Risk Management
Thomas Edison once said something to the effect that some people do not respond to opportunity because it shows up wearing overalls and looks like work. VDP can require substantial change within an existing client or prospect organization. It’s easier to maintain the status quo. Managing the risk is the other side of the same coin of managing interdepartmental issues.
Risk in this sense is encapsulated in the following question: Is the potential payoff equal to or greater than the cost or disruption to the organization? The answer, of course, has to be yes—and getting there requires making the risk acceptable. Identifying a realistic, obtainable objective and then testing it is the best way forward. Testing can take a number of paths.
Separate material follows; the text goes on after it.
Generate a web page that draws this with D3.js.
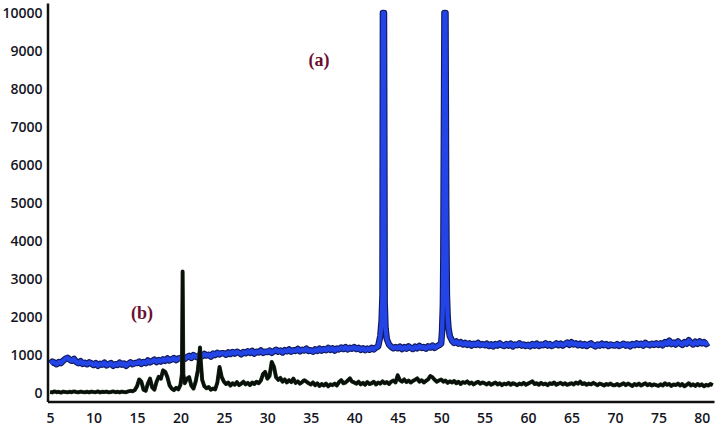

In my own experiences, I have, depending on the client, simply asked for a random slice of their database, say 10 percent, and converted it to VDP. I did this once with a college whose annual fund-raising drive was stalled at a response/participation of 3.2 percent for this particular campaign. The random 10 percent of the donor list that was personalized generated an 8.1 percent response/participation rate and an increase in average dollar given. The static 90 percent returned a 3.1 percent response. The point is that there are many variables to testing tactics and techniques.
The Bottom Line
If variable data printing is a business decision for senior executives, it is a business model for your company. If it requires that your clients do things differently, it requires that your company does, as well. One thing is for sure—it’s not about digital technology. That is not important to the client. What is important to the customer is the business intelligence captured and the metrics. The digital print engine is a means to an end. Success in the VDP market or selling it to senior executives is not accidental. It’s engineered.